The recent total loss of the two $100m tranches of Mariah Re Ltd. catastrophe bonds could make issuing severe thunderstorm only cat bonds more difficult, suggests A.M. Best managing senior financial analyst Asha Attoh-Okine in this article. Mariah Re was the first cat bond which was solely exposed to severe thunderstorms, which includes convective storms and resulting tornadoes, and now with both exhausted A.M. Best are uncertain whether it would be simple to repeat the transactions.
The two Mariah Re bonds provided coverage to American Family Mutual Insurance on an annual aggregate basis over three years, with a reset of the aggregate back to zero at the end of each year. The first cat bond issued by Mariah Re provided coverage for aggregate losses above $825m up to an exhaustion point of $925m, the second Mariah Re cat bond covered a layer beneath that attaching at $725m of aggregate losses up to an exhaustion point of $825m. To qualify as an event, a severe thunderstorm must have had an event index value of at least $10m and occur within the risk period.
The unfortunate thing for the Mariah Re catastrophe bonds was that the year they were issued happened to be one of the most severe tornado seasons on record, with near record-breaking numbers of tornado touchdowns and amount of losses. The chart below shows the trend line for the 2011 season for numbers of reported tornadoes versus the annual average. It’s clear to see that 2011 has been a devastating year.
In an average season it is unlikely that the Mariah Re cat bonds would have become a total loss. There is a chance that the lower layers $725m attachment point may have been breached but for an average thunderstorm season to cause a complete loss to both cat bonds is highly unlikely.
The A.M. Best articles says that if another severe thunderstorm only cat bond comes to market investors would likely expect a higher return to offset a perceived higher risk.

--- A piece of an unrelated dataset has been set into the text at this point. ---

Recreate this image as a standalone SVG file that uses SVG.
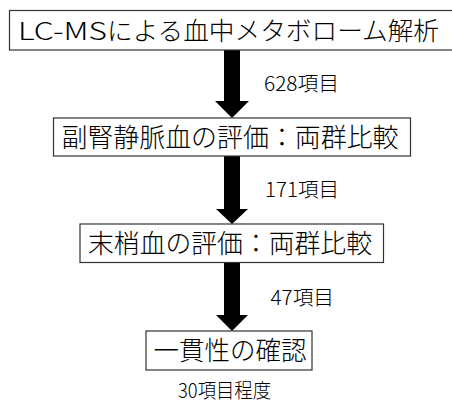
<svg xmlns="http://www.w3.org/2000/svg" width="452" height="405" viewBox="0 0 452 405">
<style>
.box{fill:#fff;stroke:#333;stroke-width:1.2}
.t{font-family:"Noto Sans CJK JP","Noto Sans",sans-serif;font-weight:300;fill:#000}
.big{font-size:26px}
.lbl{font-size:20px}
.arr{fill:#000}
</style>
<rect width="452" height="405" fill="#fff"/>
<g id="connectors">
<polygon class="arr" points="224,50 240,50 240,101 249,101 232,118 215,101 224,101"/>
<polygon class="arr" points="224,156 240,156 240,209 248,209 232,224 216,209 224,209"/>
<polygon class="arr" points="224,263 240,263 240,315 248,315 232,331 216,315 224,315"/>
</g>
<g id="node1">
<rect class="box" x="9.5" y="10.5" width="450" height="39.5"/>
<text class="t" x="18" y="39.5" font-size="25"><tspan textLength="89" lengthAdjust="spacingAndGlyphs">LC-MS</tspan><tspan textLength="332" lengthAdjust="spacingAndGlyphs">による血中メタボローム解析</tspan></text>
</g>
<g id="node2">
<rect class="box" x="53.5" y="118" width="357" height="38"/>
<text class="t big" x="61.5" y="146.5" textLength="337" lengthAdjust="spacingAndGlyphs">副腎静脈血の評価：両群比較</text>
</g>
<g id="node3">
<rect class="box" x="80" y="224" width="303.5" height="38.5"/>
<text class="t big" x="88" y="253" textLength="284" lengthAdjust="spacingAndGlyphs">末梢血の評価：両群比較</text>
</g>
<g id="node4">
<rect class="box" x="146" y="331" width="166" height="39"/>
<text class="t big" x="153.5" y="360" textLength="153" lengthAdjust="spacingAndGlyphs">一貫性の確認</text>
</g>
<g id="labels">
<text class="t lbl" x="264" y="91" textLength="75" lengthAdjust="spacingAndGlyphs">628項目</text>
<text class="t lbl" x="265" y="197" textLength="74" lengthAdjust="spacingAndGlyphs">171項目</text>
<text class="t lbl" x="270.5" y="304.5" textLength="63.5" lengthAdjust="spacingAndGlyphs">47項目</text>
<text class="t lbl" x="178" y="398" textLength="93" lengthAdjust="spacingAndGlyphs">30項目程度</text>
</g>
</svg>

Now this is a possible reaction, however most insurance-linked security and cat bond investors are becoming increasingly sophisticated and adept at balancing their portfolio to ensure diversification and that a single loss won’t hit them too badly. For example Swiss ILS investment management firm Plenum Investments said last week that they expected a 2.5% hit to their fund due to the Mariah Re losses, in the grand scheme of investments that isn’t all that large and other investment funds focused on stocks or different types of bonds have seen much, much larger losses of late.
So, while investors may expect returns to be at the top end of expectations for a severe thunderstorm cat bond they may well still be happy to take on that risk in future seasons as they won’t be leaving themselves over exposed to a single peril or deal anyway.
There are of course other ways to make a future severe thunderstorm cat bond more palatable to investors by adjusting the structure to reduce risk slightly. A repeat Mariah Re deal could, for example, have a higher attachment point (even $100m higher wouldn’t have been a total loss), a higher qualifying event minimum loss ($10m is actually quite low for a per-event minimum), limiting number of qualifying events allowed per day (perhaps only allowing the largest recorded loss event per day to qualify) etc. There are a myriad ways that the cat bond documentation language could be customised to make severe thunderstorm risk more palatable. Of course, the caveat here is that it has to match the sponsors risk profile to actually provide the protection they require.
Other possibilities would be to have a parametric trigger of some description for a severe thunderstorm cat bond. That would mean focusing on wind-speeds and so covering the tornado aspect (but perhaps not hail). Another idea might have been to have the deal run over a three-year aggregate loss, so allowing for a severe season in the hope that the next two might be of more average severity and therefore the three-year aggregate not hit the attachment point. Anyway, you get the picture, there are ways that a severe thunderstorm or tornado cat bond could be made more attractive and slightly less risky, if investors want that risk in the market still, our recent discussions with investors suggest they do.
A.M. Best also mention in the article that now that American Family Mutual Insurance have exhausted their cat bond cover they will have to go back to the reinsurance market for that part of their program. That’s the expected result of a defaulted cat bond, the sponsor either has to issue another or seek another source of the same cover using the payout from the triggered cat bond.
The Mariah Re cat bonds have acted exactly as they were designed to, providing the peak peril cover that American Family Mutual Insurance sought and being triggered by just the type of severe tornado season that they wanted the protection for. Yes, it’s unfortunate that this happened in the first year of the first ever thunderstorm only cat bonds, yes some investors have lost some money, and yes, investors may seek a slightly better return for this risk in future. But no, we don’t feel that this is a negative for the market. If anything, this shows the benefits of cat bond cover for the sponsor and the market working as expected under the terms of a specific deal structure, and we hope that other sponsors will come forward having seen the benefits and seek to issue severe thunderstorm cat bonds structured in a form that the ILS investment community will readily accept.